Competition heats up for cannabis manufacturers

ST. PAUL, Minn. - Hundreds of people looking to get into Minnesota's medical marijuana business poured into a meeting in St. Paul Friday to find out exactly what it takes to make the cut.

"You are taking care of patients. They better be able to count on you to produce and deliver a medication in a predictable way," said Manny Munson-Regala, the assistant commissioner of the Minnesota Department of Health.

Because so many people were expected to attend, the meeting had to be moved to a larger auditorium at the Minnesota History Center.

Potential applicants like John Packard were confident they have the right infrastructure already in place to create a grow operation to supply patients with marijuana.

"We have quite a few provisions in place to put us ahead of the game for a lot of people," said Packard.

Subcontractor Todd Vitale drove from Madison, Wis. on Friday morning to attend the meeting.

"It sounds like to me the Minnesota Department of Health is willing to work with a 'newby,' if you will, to work on that business life cycle," said Vitale.

"Out of all the applicants, the health department will select two medical marijuana manufacturers, which will deliver medicine to four distribution sites a piece across the state.

And the state isn't just looking for growers -- it is seeking a synergized company that can grow, harvest and refine the drug, measure it, label it and distribute it in pill and oil form.

"All in that process we are assuming you will be doing quality testing to assure there are no contaminates in the medication," said Munson-Regala.

So how does the state weed out the candidates?

It will use a point system.

"Roughly 1,000 points in categories like security, business plan, capitalization, experience with cultivation, experience with manufacturing," he said.

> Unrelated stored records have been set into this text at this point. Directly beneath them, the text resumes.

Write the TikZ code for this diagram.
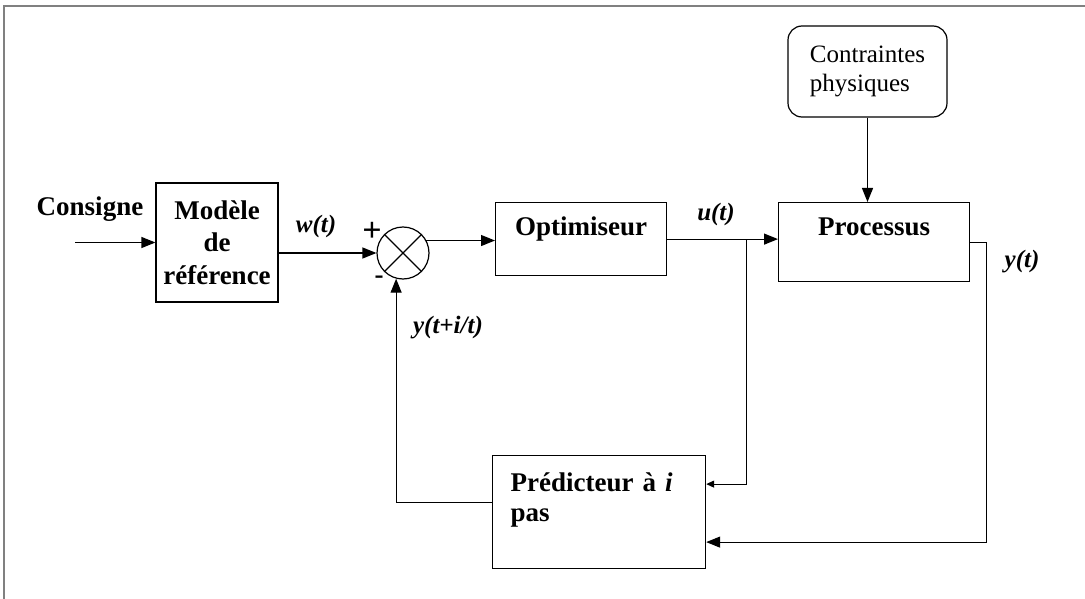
\documentclass[tikz,border=0pt]{standalone}
\usepackage{fontspec}
\setmainfont{Liberation Serif}
\usetikzlibrary{
  positioning,
  arrows.meta
}

\tikzset{
  bloc/.style={draw, line width=1.2pt, inner sep=0pt, font=\fontsize{27}{32.5}\selectfont\bfseries},
  lbl/.style={font=\fontsize{25}{29}\selectfont\bfseries\itshape, anchor=base},
  txt/.style={font=\fontsize{27}{32}\selectfont\bfseries},
  trait/.style={line width=1.2pt},
  fl/.style={line width=1.2pt, -{Triangle[length=14pt,width=11pt]}},
  flpetit/.style={line width=1.2pt, -{Triangle[length=8pt,width=7pt]}}
}

\begin{document}
\begin{tikzpicture}[x=1pt,y=-1pt]
        \useasboundingbox (0,0) rectangle (1085,599);
        \draw[black!50, line width=2pt] (1085,6) -- (4,6) -- (4,599);

        % blocs
        \node[bloc, minimum width=122pt, minimum height=119pt, align=center] (modele) at (217,242.5) {Modèle\\de\\référence};
        \node[draw, circle, line width=1.2pt, minimum size=52pt, inner sep=0pt] (som) at (403,253) {};
        \draw[trait] (som.45) -- (som.225) (som.135) -- (som.315);
        \node[bloc, anchor=north west, minimum width=171pt, text height=33pt, text depth=40pt] (opt) at (495,202) {Optimiseur};
        \node[bloc, anchor=north west, minimum width=191pt, text height=33pt, text depth=46pt] (proc) at (778,202) {Processus};
        \node[bloc, anchor=north west, inner xsep=18pt, text width=177pt, align=left, text height=36pt, text depth=77pt, font=\fontsize{27}{29.5}\selectfont\bfseries] (pred) at (492,455) {Prédicteur à \textit{i}\\pas};
        \node[draw, rounded corners=14pt, line width=1.2pt, minimum width=159pt, minimum height=91pt, align=left, font=\fontsize{25}{29}\selectfont] (contr) at (867.5,71.5) {Contraintes\\physiques};

        % textes
        \node[txt, anchor=base] (consigne) at (90,215) {Consigne};
        \node[lbl] (w) at (316,233) {w(t)};
        \node[txt, font=\fontsize{34}{36}\selectfont\bfseries] (plus) at (372,232) {+};
        \node[txt] (moins) at (379,280) {-};
        \node[lbl] (u) at (716,220) {u(t)};
        \node[lbl] (y) at (1022,267) {y(t)};
        \node[lbl] (ypred) at (448,333) {y(t+i/t)};

        % liaisons
        \coordinate (entree) at (75,242.5);
        \draw[fl] (entree) -- (modele);
        \draw[fl] (modele.east |- som) -- (som);
        \draw[fl] (som.28) -- (som.28 -| opt.west);
        \draw[fl] (opt.east) -- (opt.east -| proc.west) coordinate[pos=0.714] (branche);
        \draw[flpetit] (branche) |- ([yshift=28pt]pred.east);
        \draw[fl] (proc.east) -- ++(16,0) |- ([yshift=-30pt]pred.east);
        \draw[fl] ([yshift=10pt]pred.west) -| (som.255);
        \draw[fl] (contr) -- (contr |- proc.north);
    \end{tikzpicture}
\end{document}
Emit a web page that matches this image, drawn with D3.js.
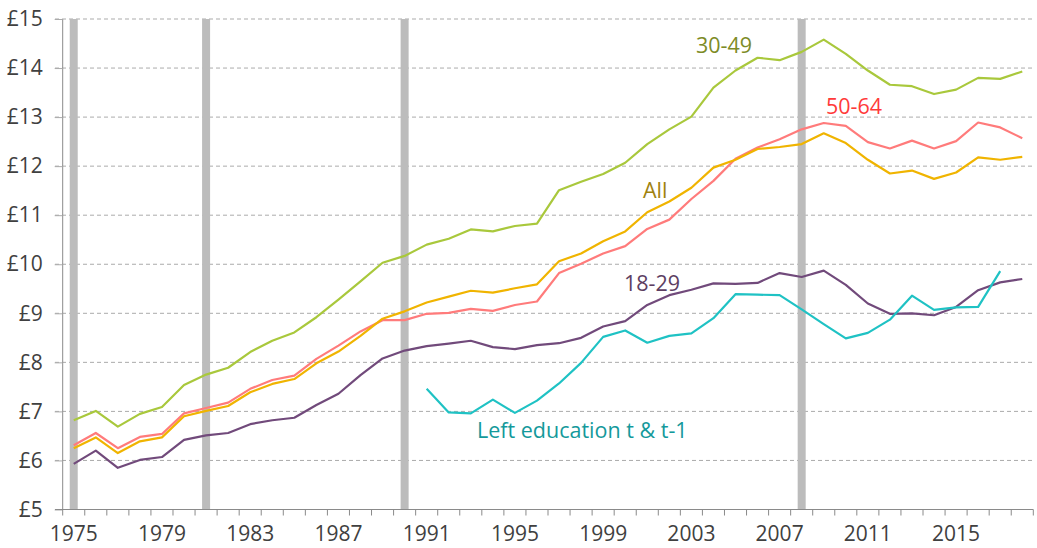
<!DOCTYPE html>
<html>
<head>
<meta charset="utf-8">
<script src="https://cdn.jsdelivr.net/npm/d3@7"></script>
<style>
  html, body { margin: 0; padding: 0; background: #fff; }
  svg { display: block; }
  text { font-family: "Open Sans", "Noto Sans", sans-serif; }
</style>
</head>
<body>
<svg id="chart" width="1037" height="548"></svg>
<script>
const years = d3.range(1975, 2019);
const tickYears = [1975, 1979, 1983, 1987, 1991, 1995, 1999, 2003, 2007, 2011, 2015];
const yTicks = [5, 6, 7, 8, 9, 10, 11, 12, 13, 14, 15];
const recessionYears = [1975, 1981, 1990, 2008];

const age3049 = [6.82, 7.01, 6.69, 6.95, 7.09, 7.54, 7.75, 7.89, 8.21, 8.44, 8.61, 8.92, 9.28, 9.65, 10.03, 10.17, 10.40, 10.52, 10.71, 10.67, 10.78, 10.83, 11.51, 11.68, 11.84, 12.07, 12.45, 12.75, 13.01, 13.60, 13.95, 14.21, 14.16, 14.33, 14.58, 14.29, 13.95, 13.66, 13.63, 13.47, 13.56, 13.80, 13.78, 13.93];
const age5064 = [6.31, 6.56, 6.25, 6.48, 6.54, 6.96, 7.07, 7.18, 7.46, 7.64, 7.73, 8.07, 8.34, 8.63, 8.86, 8.86, 8.99, 9.01, 9.09, 9.05, 9.17, 9.24, 9.82, 10.01, 10.22, 10.37, 10.72, 10.91, 11.33, 11.70, 12.15, 12.38, 12.55, 12.75, 12.88, 12.82, 12.49, 12.36, 12.52, 12.36, 12.51, 12.89, 12.79, 12.57];
const allAges = [6.25, 6.47, 6.15, 6.39, 6.47, 6.90, 7.01, 7.11, 7.39, 7.56, 7.66, 7.98, 8.22, 8.54, 8.89, 9.04, 9.22, 9.34, 9.46, 9.42, 9.51, 9.59, 10.06, 10.22, 10.47, 10.67, 11.06, 11.28, 11.56, 11.97, 12.13, 12.35, 12.39, 12.45, 12.67, 12.47, 12.13, 11.85, 11.91, 11.74, 11.87, 12.18, 12.13, 12.19];
const age1829 = [5.93, 6.20, 5.85, 6.01, 6.07, 6.42, 6.51, 6.56, 6.74, 6.82, 6.87, 7.13, 7.36, 7.74, 8.08, 8.24, 8.33, 8.38, 8.44, 8.31, 8.27, 8.35, 8.39, 8.50, 8.73, 8.84, 9.17, 9.37, 9.48, 9.61, 9.60, 9.62, 9.82, 9.74, 9.87, 9.58, 9.20, 8.99, 9.00, 8.96, 9.13, 9.47, 9.63, 9.70];
const leftEducation = [null, null, null, null, null, null, null, null, null, null, null, null, null, null, null, null, 7.46, 6.98, 6.96, 7.24, 6.97, 7.22, 7.57, 7.99, 8.52, 8.65, 8.40, 8.54, 8.59, 8.90, 9.39, 9.38, 9.37, 9.08, 8.78, 8.49, 8.60, 8.87, 9.36, 9.07, 9.12, 9.13, 9.86, null];

const seriesNames = ["30-49", "50-64", "All", "18-29", "Left education t & t-1"];
const seriesValues = [age3049, age5064, allAges, age1829, leftEducation];
const lineColors = ["#a9c83c", "#ff7b7b", "#f0b400", "#714a7b", "#1fc2c4"];
const labelColors = ["#7d8b26", "#ff3a3a", "#a0820f", "#5d3e62", "#14999b"];
const labelPos = [[696, 53], [826, 114], [643, 198], [624, 291], [477, 438]];

const svg = d3.select("#chart");
const x = d3.scaleBand().domain(years).range([62.7, 1033.3]).padding(0);
const y = d3.scaleLinear().domain([5, 15]).range([509.5, 19]);
const cx = yr => x(yr) + x.bandwidth() / 2;

// gridlines
svg.append("g").selectAll("line").data(yTicks.filter(t => t > 5)).join("line")
  .attr("x1", 55).attr("x2", 1033.3)
  .attr("y1", d => y(d)).attr("y2", d => y(d))
  .attr("stroke", "#ababab").attr("stroke-width", 1).attr("stroke-dasharray", "4,3");

// recession bars
svg.append("g").selectAll("rect").data(recessionYears).join("rect")
  .attr("x", d => cx(d) - 4).attr("width", 8)
  .attr("y", y(15)).attr("height", y(5) - y(15))
  .attr("fill", "#bcbcbc");

// y axis
const yAxis = svg.append("g").attr("transform", "translate(62.7,0)")
  .call(d3.axisLeft(y).tickValues(yTicks).tickSize(8).tickPadding(12).tickFormat(d => "£" + d));
yAxis.select(".domain").attr("stroke", "#8a8a8a").attr("d", `M0,${y(15)}V${y(5)}`);
yAxis.selectAll(".tick line").attr("stroke", "#ababab");
yAxis.selectAll(".tick text").attr("fill", "#404040").style("font-size", "21px").attr("font-family", null);

// x axis
const xAxis = svg.append("g").attr("transform", `translate(0,${y(5)})`)
  .call(d3.axisBottom(x).tickValues(tickYears).tickSize(0).tickPadding(17));
xAxis.select(".domain").attr("stroke", "#8a8a8a").attr("d", `M55,0H1033.3`);
xAxis.selectAll(".tick text").attr("fill", "#404040").style("font-size", "21px").attr("font-family", null);
// band-boundary ticks
svg.append("g").selectAll("line").data(years.concat([2019])).join("line")
  .attr("x1", d => d === 2019 ? x(2018) + x.bandwidth() : x(d))
  .attr("x2", d => d === 2019 ? x(2018) + x.bandwidth() : x(d))
  .attr("y1", y(5)).attr("y2", y(5) + 6)
  .attr("stroke", "#8a8a8a");

// lines
const line = d3.line()
  .defined(d => d.v !== null)
  .x(d => cx(d.yr)).y(d => y(d.v));
seriesValues.forEach((vals, i) => {
  svg.append("path")
    .datum(years.map((yr, j) => ({ yr, v: vals[j] })))
    .attr("fill", "none").attr("stroke", lineColors[i]).attr("stroke-width", 2.2)
    .attr("stroke-linejoin", "round")
    .attr("d", line);
});

// series labels
svg.append("g").selectAll("text").data(seriesNames).join("text")
  .attr("x", (d, i) => labelPos[i][0]).attr("y", (d, i) => labelPos[i][1])
  .attr("fill", (d, i) => labelColors[i])
  .style("font-size", "21.5px")
  .text(d => d);
</script>
</body>
</html>
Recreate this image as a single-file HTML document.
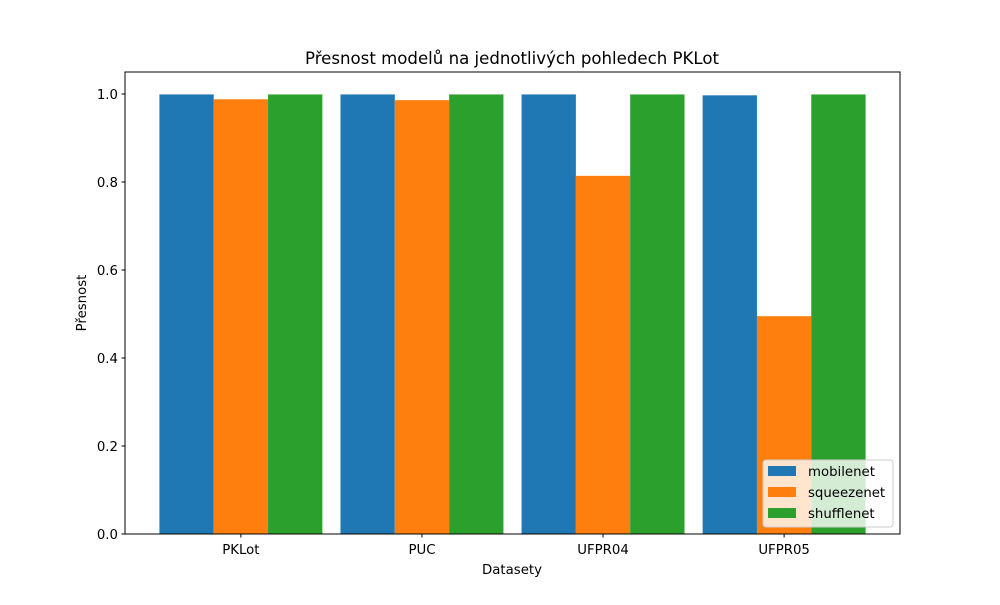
<!DOCTYPE html>
<html><head><meta charset="utf-8"><style>
body{margin:0;background:#fff}
svg text{font-family:"DejaVu Sans","Liberation Sans",sans-serif;fill:#000}
</style></head><body>
<svg id="chart" width="1000" height="600" xmlns="http://www.w3.org/2000/svg">
<rect width="1000" height="600" fill="#fff"/>
<g id="bars"></g>
<g id="axes"></g>
</svg>
<script>
const categories=["PKLot","PUC","UFPR04","UFPR05"];
const seriesNames=["mobilenet","squeezenet","shufflenet"];
const mobilenet=[0.999,0.999,0.999,0.997];
const squeezenet=[0.988,0.986,0.814,0.495];
const shufflenet=[0.999,0.999,0.999,0.999];
const yTicks=[0,0.2,0.4,0.6,0.8,1.0];
const colors=["#1f77b4","#ff7f0e","#2ca02c"];
const L=125,R=900,T=72,B=534,xmin=-0.64,xmax=3.64,ymax=1.05;
const sx=v=>L+(v-xmin)/(xmax-xmin)*(R-L);
const sy=v=>B-v/ymax*(B-T);
const NS="http://www.w3.org/2000/svg";
function mk(t,a,p){const e=document.createElementNS(NS,t);for(const k in a)e.setAttribute(k,a[k]);p.appendChild(e);return e;}
const bars=document.getElementById('bars'),axes=document.getElementById('axes');
const data=[mobilenet,squeezenet,shufflenet];const w=0.3;
data.forEach((s,si)=>s.forEach((v,ci)=>{
 const x0=sx(ci+(si-1)*w-w/2),x1=sx(ci+(si-1)*w+w/2);
 const r=mk('rect',{x:x0,y:sy(v),width:x1-x0,height:sy(0)-sy(v),fill:colors[si]},bars);
 
 
}));
const f=mk('rect',{x:L,y:T,width:R-L,height:B-T,fill:'none',stroke:'#000','stroke-width':1},axes);

yTicks.forEach(v=>{
 mk('line',{x1:L-3.5,x2:L,y1:sy(v),y2:sy(v),stroke:'#000'},axes);
 const t=mk('text',{x:L-7,y:sy(v)+5,'text-anchor':'end','font-size':13.3},axes);t.textContent=v.toFixed(1);
 
});
categories.forEach((c,i)=>{
 mk('line',{x1:sx(i),x2:sx(i),y1:B,y2:B+3.5,stroke:'#000'},axes);
 const t=mk('text',{x:sx(i),y:B+20,'text-anchor':'middle','font-size':13.3},axes);t.textContent=c;
 
});
let t=mk('text',{x:512,y:574,'text-anchor':'middle','font-size':13.3},axes);t.textContent='Datasety';

t=mk('text',{x:86,y:303,'text-anchor':'middle','font-size':13.3,transform:'rotate(-90 86 303)'},axes);t.textContent='Přesnost';

t=mk('text',{x:512,y:64,'text-anchor':'middle','font-size':16.6},axes);t.textContent='Přesnost modelů na jednotlivých pohledech PKLot';

const lg=mk('g',{},axes);
mk('rect',{x:763,y:460,width:130,height:67,rx:3,fill:'#fff','fill-opacity':0.8,stroke:'#ccc'},lg);
seriesNames.forEach((n,i)=>{
 const e=mk('g',{},lg);
 mk('rect',{x:768,y:466+i*21,width:28,height:10,fill:colors[i]},e);
 const tt=mk('text',{x:808,y:476+i*21,'font-size':13.3},e);tt.textContent=n;
});
</script>
</body></html>
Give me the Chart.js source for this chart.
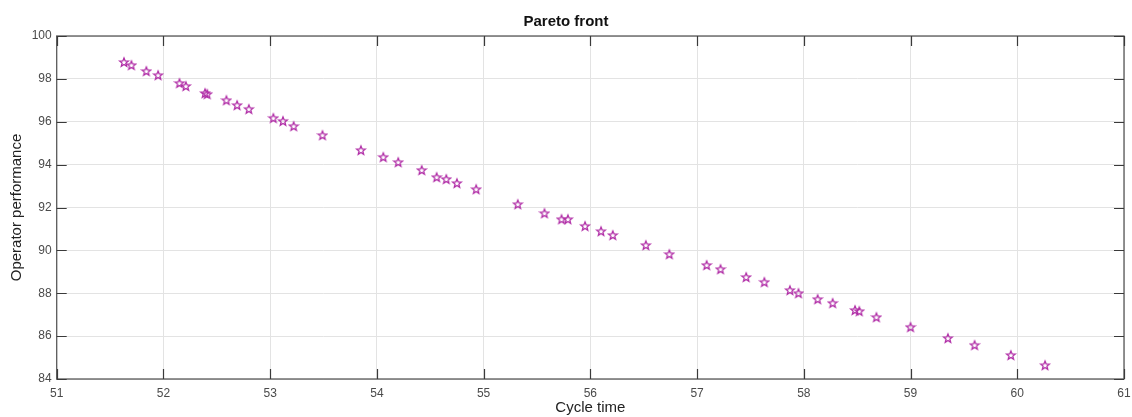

Paul Clark, who is thinking about applying said, "I think somebody that comes in from out-of-state and has a substantial amount of financial backing to weather the storm in the beginning, they are going to be the winners."

No matter where they come from, the business has to be in Minnesota.

There is one other catch-- the non-refundable cost just to apply is $20,000.

Registration opens Sept. 1 and the state will decide which two companies will get the business by Dec. 1.

They will then have seven months to distribute the drugs so patients can get medical marijuana by July 1 of next year.